A circuit breaker is a switch used to protect electric circuits against exceeded power usage of other devices. It fails first, and opens the circuit to avoid burning a house. In software engineering we can use a similar mechanism to cut some components off when they are not operating correctly and give them time to recover. Circuit breaker can be implemented as a client-side proxy catching every call to an external service.

Circuit breaker is a state machine that consists of three states:

Closed
Open
Half-open

The closed state means that everything works normally and nothing extraordinary happens. Each call through the circuit breaker is forwarded to its destination. If a call fails, then the circuit breaker remembers it. Once the number of errors exceeds a threshold, the circuit breaker opens the circuit. It means that subsequent calls finish fast and don’t reach the destination. We have to involve system stakeholders to let them decide what finishing fast means. The most commonly used options are:

Fail fast
Return the last good response from the cache
Call a secondary service when the primary is not available

A circuit breaker has to be closed eventually. Commonly used strategy is to switch into the half-open state after a suitable amount of time. It means that some calls are forwarded to its destination. If they succeed the circuit breaker goes into the closed state, otherwise it goes into the open state.

We may wonder what is the answer to the question: “When the circuit breaker should go from open into the closed state?”. Ideally, it should measure fault density. One strategy is to use the aforementioned Leaky Buckets design pattern.

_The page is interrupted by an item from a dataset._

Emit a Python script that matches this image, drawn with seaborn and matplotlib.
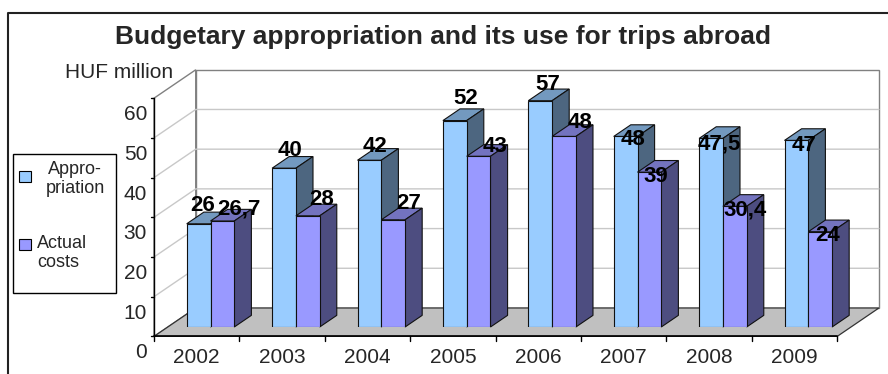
import numpy as np
import pandas as pd
import matplotlib
matplotlib.use("Agg")
import matplotlib.pyplot as plt
import seaborn as sns
from matplotlib.patches import Polygon, Rectangle

# ---------------- data ----------------
years = ["2002", "2003", "2004", "2005", "2006", "2007", "2008", "2009"]
appropriation = [26, 40, 42, 52, 57, 48, 47.5, 47]
actual_costs = [26.7, 28, 27, 43, 48, 39, 30.4, 24]
series_names = ["Appropriation", "Actual costs"]
legend_labels = ["Appro-\npriation", "Actual\ncosts"]
y_ticks = [0, 10, 20, 30, 40, 50, 60]
title_text = "Budgetary appropriation and its use for trips abroad"
unit_text = "HUF million"

# ---------------- layout / style ----------------
# value-label offsets from bar top-centre, in pixels (x right, y up)
appr_label_dx = [4, 6.3, 5.6, 10.5, 7.7, 7.8, 8.7, 7.3]
appr_label_dy = [18.6, 17.3, 13.7, 21.7, 16.7, -2.7, -6, -5]
act_label_dx = [16.3, 14, 15.6, 16.3, 16.2, 6.7, 9.8, 7.3]
act_label_dy = [12.3, 16.7, 16.7, 9.4, 14, -4.3, -4, -3.4]

front_colors = ["#99CCFF", "#9999FF"]
top_colors = ["#7399BF", "#7373BF"]
side_colors = ["#4D6680", "#4D4D80"]

W, H, DPI = 888, 374, 100
DEPTH = np.array([41.7, -28.4])   # front -> back wall, pixels (y down)
BAR_PLANE = 0.33                  # bar fronts at this fraction of depth
BAR_DEPTH = 0.41                  # bar depth as fraction of depth

sns.set_theme(style="white")
plt.rcParams["font.family"] = ["Liberation Sans", "DejaVu Sans"]

fig = plt.figure(figsize=(W / DPI, H / DPI), dpi=DPI)
fig.patch.set_facecolor("white")

deco = fig.add_axes([0, 0, 1, 1], zorder=0)
deco.set_xlim(0, W)
deco.set_ylim(H, 0)
deco.axis("off")

bar_left, bar_right = 167.8, 851.0
bar_base, px_per_unit = 327.0, 3.97
ymax = y_ticks[-1]
ax = fig.add_axes([bar_left / W, (H - bar_base) / H,
                   (bar_right - bar_left) / W, ymax * px_per_unit / H], zorder=2)
ax.patch.set_alpha(0)

df = pd.DataFrame({
    "year": years * 2,
    "value": appropriation + actual_costs,
    "series": [series_names[0]] * len(years) + [series_names[1]] * len(years),
})
sns.barplot(data=df, x="year", y="value", hue="series", hue_order=series_names,
            palette=front_colors, saturation=1, width=0.557, errorbar=None,
            edgecolor="#111111", linewidth=0.8, legend=False, ax=ax)
ax.set_xlim(-0.5, len(years) - 0.5)
ax.set_ylim(0, ymax)
ax.axis("off")

# pixel scale of the bar axes
p0 = ax.transData.transform((0, 0))
p1 = ax.transData.transform((1, 1))
ppx, ppy = p1[0] - p0[0], p1[1] - p0[1]
ddx = BAR_DEPTH * DEPTH[0] / ppx
ddy = -BAR_DEPTH * DEPTH[1] / ppy

# 3-D faces of the bars
for j, cont in enumerate(ax.containers):
    for rect in cont.patches:
        x0, w, h = rect.get_x(), rect.get_width(), rect.get_height()
        rect.set_zorder(3 + j)
        top = Polygon([(x0, h), (x0 + w, h), (x0 + w + ddx, h + ddy), (x0 + ddx, h + ddy)],
                      closed=True, fc=top_colors[j], ec="#111111", lw=0.8,
                      clip_on=False, zorder=2.9 + j)
        side = Polygon([(x0 + w, 0), (x0 + w + ddx, ddy), (x0 + w + ddx, h + ddy), (x0 + w, h)],
                       closed=True, fc=side_colors[j], ec="#111111", lw=0.8,
                       clip_on=False, zorder=2.9 + j)
        ax.add_patch(top)
        ax.add_patch(side)

# value labels
def fmt(v):
    return f"{v:g}".replace(".", ",")

for j, (vals, dxs, dys) in enumerate([(appropriation, appr_label_dx, appr_label_dy),
                                     (actual_costs, act_label_dx, act_label_dy)]):
    for rect, v, dx, dy in zip(ax.containers[j].patches, vals, dxs, dys):
        cx = rect.get_x() + rect.get_width() / 2
        ax.annotate(fmt(v), xy=(cx, rect.get_height()),
                    xytext=(dx * 72 / DPI, dy * 72 / DPI), textcoords="offset points",
                    ha="center", va="center", fontsize=16, fontweight="bold",
                    color="black", zorder=10, annotation_clip=False)

# ---------------- 3-D frame derived from bar axes ----------------
def to_px(x, v):
    X, Y = ax.transData.transform((x, v))
    return np.array([X, H - Y])

def front(x, v):
    return to_px(x, v) - BAR_PLANE * DEPTH

def back(x, v):
    return to_px(x, v) + (1 - BAR_PLANE) * DEPTH

xl, xr = -0.5, len(years) - 0.5
wall_ec = "#808080"
deco.add_patch(Polygon([front(xl, 0), back(xl, 0), back(xl, ymax), front(xl, ymax)],
                       closed=True, fc="white", ec=wall_ec, lw=1, zorder=1))
deco.add_patch(Polygon([back(xl, 0), back(xr, 0), back(xr, ymax), back(xl, ymax)],
                       closed=True, fc="white", ec=wall_ec, lw=1, zorder=1))
for v in y_ticks[1:-1]:
    pts = np.array([front(xl, v), back(xl, v), back(xr, v)])
    deco.plot(pts[:, 0], pts[:, 1], color="#C8C8C8", lw=1, zorder=2)
deco.add_patch(Polygon([front(xl, 0), back(xl, 0), back(xr, 0), front(xr, 0)],
                       closed=True, fc="#C0C0C0", ec="#333333", lw=0.9, zorder=3))

# value axis (front-left edge)
a0, a1 = front(xl, 0), front(xl, ymax)
deco.plot([a0[0], a1[0]], [a0[1], a1[1]], color="black", lw=1, zorder=4)
for v in y_ticks:
    p = front(xl, v)
    deco.plot([p[0] - 3.5, p[0]], [p[1], p[1]], color="black", lw=1, zorder=4)
    deco.text(p[0] - 7, p[1] + 16.6, str(v), ha="right", va="center", fontsize=15, zorder=5)

# category axis
b0, b1 = front(xl, 0), front(xr, 0)
deco.plot([b0[0], b1[0]], [b0[1], b1[1]], color="black", lw=1.2, zorder=4)
for k in range(len(years) + 1):
    p = front(k - 0.5, 0)
    deco.plot([p[0], p[0]], [p[1], p[1] + 5], color="black", lw=1, zorder=4)
for k, yr in enumerate(years):
    p = front(k, 0)
    deco.text(p[0], p[1] + 21.6, yr, ha="center", va="center", fontsize=15, zorder=5)

# title and unit
deco.text(443, 37, title_text, ha="center", va="center", fontsize=19,
          fontweight="bold", zorder=5)
deco.text(119, 72.5, unit_text, ha="center", va="center", fontsize=15, zorder=5)

# outer border
deco.plot([8, 8, W + 5], [H + 5, 13, 13], color="#222222", lw=1.5, zorder=5, clip_on=False)

# legend
deco.add_patch(Rectangle((12.7, 154), 103, 139, fc="white", ec="black", lw=1, zorder=5))
deco.add_patch(Rectangle((19, 171), 12, 11, fc=front_colors[0], ec="black", lw=0.8, zorder=6))
deco.add_patch(Rectangle((19, 239), 12, 11, fc=front_colors[1], ec="black", lw=0.8, zorder=6))
deco.text(75, 179, legend_labels[0], ha="center", va="center", multialignment="center",
          fontsize=13, linespacing=1.15, zorder=6)
deco.text(37, 253, legend_labels[1], ha="left", va="center", multialignment="left",
          fontsize=13, linespacing=1.15, zorder=6)

fig.savefig("out.png", dpi=DPI, facecolor="white")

Circuit Breakers and Timeouts play very well together. If we get a timeout exception it means that we wait too long and it does not make sense to wait longer. If we suspect that subsequent requests will also fail it’s pointless to wait and lease resources from pools (like threads and connections) for such a long time. It’s better to give up and fail immediately.

Referring to the case studies, the introduction of circuit breakers mitigated a problem of unstable Feature Toggles Management Service mentioned in the “Case 3”. The solution was to add a proxy wrapping the client of the unreliable service. The proxy was a circuit breaker. After a successful call to the downstream service it stored the result in an internal cache. After an unsuccessful call to the downstream service, or when the circuit breaker was open (for example because of recurrent timeouts), it immediately returned the value previously stored in the cache. Our goal was to stop propagation of errors, and to decrease response times, when the downstream service has some problems.

Bulkheads

Bulkheads is a word that derives from ship construction. It stands for partitions dividing watertight compartments that can contain water in case of a leak. They prevent flooding the whole hull. Using the same technique in computer programs we can protect the whole system from failure by sacrificing only a single piece.

Examples:

Four servers running a service. Even when one instance suddenly stops, the other can handle the traffic.
Running a service across regions or data centers. Even when one region or data center becomes unavailable, the service works in others.
Having separate connection pools for different types of problems. Even when a less critical administrative job saturates its own pool does not have any impact on critical customer requests. If we had had exclusive connection pools in our system I wouldn’t have to mention the “Case 2”.

Summary

We were too optimistic, and we unintentionally ignored the fact that networks are unreliable. Now, we know that we were wrong, and it was a valuable lesson for us. Unfortunately, there was a cost that we had to incur. It’s always better to learn from the mistakes of others. After reading the article, you have a chance to learn from our mistakes.

My wish is to encourage you to use these patterns wisely. Every time you consider the usage of any pattern, you have to think about pros and cons. Everything depends on the case. That’s why I don’t have recipes ready for you, but you can use the case studies to find analogies and be inspired. It’s crucial to be open minded, whatever you do!